The bypolls to the 15 constituencies will cost the exchequer over ₹20 crore. This is apart from the expenses spent on revising and updating electoral rolls and related administrative costs, which will amount to nearly ₹10 crore more.
If put together, it takes ₹2 crore administrative cost to elect a legislator in the bypolls that have been necessitated due to resignations and disqualification of 17 MLAs. This is the estimation of the Election Commission based on the cost it incurred on the Assembly elections in 2018. The total cost incurred then (for all 224 constituencies) was ₹393.07 crore, amounting to ₹1.75 crore per constituency. A year before that, the EC incurred an expense of nearly ₹1.5 crore on the Gundlupet and Nanjangud bypolls.

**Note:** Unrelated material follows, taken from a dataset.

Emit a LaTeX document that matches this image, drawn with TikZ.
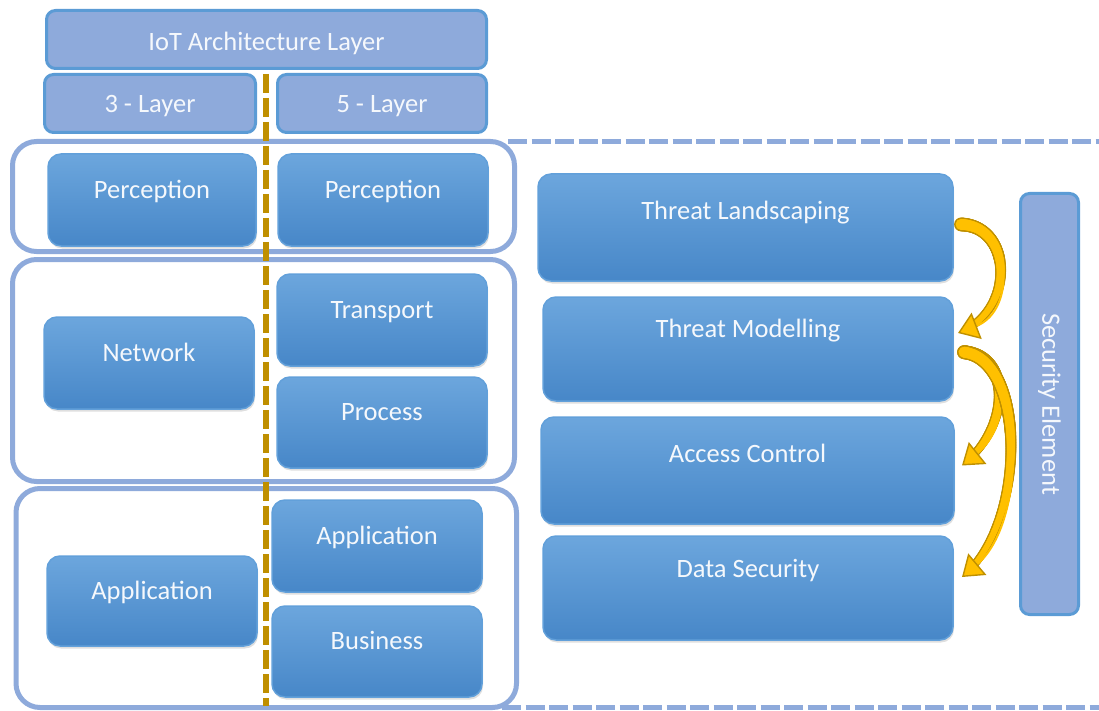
\documentclass[tikz,border=0pt]{standalone}
\usepackage{fontspec}
\setmainfont{Carlito}
\usetikzlibrary{arrows.meta,shadows,decorations.markings}
\definecolor{hdrfill}{HTML}{8EAADB}
\definecolor{hdrline}{HTML}{5B9BD5}
\definecolor{boxtop}{HTML}{6CA6DD}
\definecolor{boxbot}{HTML}{4787C8}
\definecolor{boxline}{HTML}{62A0DA}
\definecolor{grpline}{HTML}{8EAADB}
\definecolor{gold}{HTML}{FFC000}
\definecolor{golddark}{HTML}{BF9000}
\definecolor{divider}{HTML}{BF8F00}
\definecolor{txt}{HTML}{F5F8FC}
\begin{document}
\begin{tikzpicture}[x=1pt,y=-1pt,
  every node/.style={font=\fontsize{26.5}{30}\selectfont, text=txt,
    inner xsep=0pt, inner ysep=0pt, outer sep=0pt, anchor=north west},
  hdrbox/.style={draw=hdrline, line width=3pt, fill=hdrfill, rounded corners=9pt},
  bluebox/.style={draw=boxline, line width=1.5pt, top color=boxtop, bottom color=boxbot,
    rounded corners=13pt,
    drop shadow={shadow xshift=1pt, shadow yshift=-2.5pt, opacity=0.25}},
  groupbox/.style={draw=grpline, line width=5pt, rounded corners=24pt},
  dividerline/.style={draw=divider, line width=6pt, dash pattern=on 19pt off 5pt},
  edgeline/.style={draw=grpline, line width=5pt, dash pattern=on 19pt off 4.5pt},
  % tapered shaft: discs whose radius shrinks from #1 to #2 along the path
  taper/.style n args={3}{decoration={markings,
    mark=between positions 4pt and -12pt step 0.7pt with {%
      \pgfmathsetmacro\taperr{#1-(#1-#2)*(\pgfkeysvalueof{/pgf/decoration/mark info/distance from start})/(\pgfdecoratedpathlength)}%
      \fill[#3] (0pt,0pt) circle[radius=\taperr pt];}}, decorate},
  goldarrow/.style={draw=gold, line width=2pt,
    -{Triangle[width=28pt,length=20pt,fill=gold,color=golddark,line width=1.4pt]},
    preaction={taper={7}{3.7}{golddark}},
    preaction={taper={5.6}{2.3}{gold}}}]
\useasboundingbox (0,0) rectangle (1099,711);

% header row
\node[hdrbox, minimum width=440pt, text height=40.5pt, text depth=17.5pt] (hdr) at (46.5,10.5) {IoT Architecture Layer};
\node[hdrbox, minimum width=211pt, text height=38.5pt, text depth=19.5pt] (l3) at (44.5,74.5) {3 - Layer};
\node[hdrbox, minimum width=209pt, text height=38.5pt, text depth=19.5pt] (l5) at (277.5,74.5) {5 - Layer};

% layer groups
\node[groupbox, minimum width=502pt, minimum height=110pt] (g1) at (12.5,141.5) {};
\node[groupbox, minimum width=502pt, minimum height=222pt] (g2) at (12.5,259.5) {};
\node[groupbox, minimum width=500.5pt, minimum height=219pt] (g3) at (16,488.5) {};

% divider between the two models
\coordinate (dtop) at (266,74);
\coordinate (dbot) at (266,706);
\draw[dividerline] (dtop) -- (dbot);

% dashed edges of the security region
\coordinate (topA) at (508,141.5);
\coordinate (topB) at (1099,141.5);
\coordinate (botA) at (502,707.5);
\coordinate (botB) at (1099,707.5);
\draw[edgeline] (topA) -- (topB);
\draw[edgeline] (botA) -- (botB);

% 3-layer model
\node[bluebox, minimum width=208pt, text height=45pt, text depth=47pt] (pl) at (48,154) {Perception};
\node[bluebox, minimum width=210pt, text height=44pt, text depth=48pt] (nw) at (44,317) {Network};
\node[bluebox, minimum width=210pt, text height=43pt, text depth=47pt] (apl) at (47,556) {Application};

% 5-layer model
\node[bluebox, minimum width=210pt, text height=45pt, text depth=47pt] (pr) at (278,154) {Perception};
\node[bluebox, minimum width=210pt, text height=44pt, text depth=48pt] (tr) at (277,274) {Transport};
\node[bluebox, minimum width=210pt, text height=43pt, text depth=48pt] (pc) at (277,377) {Process};
\node[bluebox, minimum width=210pt, text height=44pt, text depth=48pt] (apr) at (272,500) {Application};
\node[bluebox, minimum width=210pt, text height=43pt, text depth=48pt] (bs) at (272,606) {Business};

% security elements
\node[bluebox, minimum width=415pt, text height=45pt, text depth=62pt] (tl) at (538,174) {Threat Landscaping};
\node[bluebox, minimum width=410pt, text height=40pt, text depth=64pt] (tm) at (543,297) {Threat Modelling};
\node[bluebox, minimum width=413pt, text height=45pt, text depth=62pt] (ac) at (541,417) {Access Control};
\node[bluebox, minimum width=410pt, text height=41pt, text depth=63pt] (ds) at (543,536) {Data Security};

\node[hdrbox, rotate=-90, anchor=center, minimum width=421pt, minimum height=58pt] (se) at (1049.5,404) {Security Element};

% flow between the security elements
\draw[goldarrow] ([shift={(4,-3)}]tl.east) .. controls +(55,-3) and +(60,-23) .. ([shift={(5,-16)}]tm.east);
\draw[goldarrow] ([shift={(7,3)}]tm.east) .. controls +(52,0) and +(50,-40) .. ([shift={(8,-5)}]ac.east);
\draw[goldarrow] ([shift={(7,3)}]tm.east) .. controls +(65,0) and +(68,-57) .. ([shift={(9,-11)}]ds.east);
\end{tikzpicture}
\end{document}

In the 2013 Assembly elections, the expenditure was ₹286.59 crore at ₹1.27 crore per legislator. With inflation, the cost of poll machinery and infrastructure required to conduct polls saw a steep rise and the cost went up to ₹393.07 crore in the 2018 Assembly polls.
Chief Electoral Officer (CEO) Sanjiv Kumar told The Hindu that since the bypolls have come within months of the 2019 Lok Sabha polls (April-May 2019), expenses incurred on the revision and update of electoral rolls cannot be included in the overall cost of the bypolls. “Electoral roll revision is a routine process and even without the bypolls, the expenses would have been the same. We may have to see this as a separate component,” he said.
Pointing out that civil expenditure (to conduct voter awareness campaigns, remuneration of polling personnel and election observers) will be a major component, the CEO said this is expected as cost of poll-related consumables had steeply increased.
Security arrangements
Another major component of the total cost is security arrangements. The EC has deployed 42,500 personnel for the bypolls, where 37,77,970 voters will exercise their franchise in 4,185 polling booths.
With 884 polling booths having being identified as critical booths, the EC has stepped up surveillance by deploying additional forces, especially in constituencies that are on the border areas of neighbouring States. At least seven of the 15 constituencies border the neighbouring States of Andhra Pradesh, Maharashtra, Goa, and Tamil Nadu.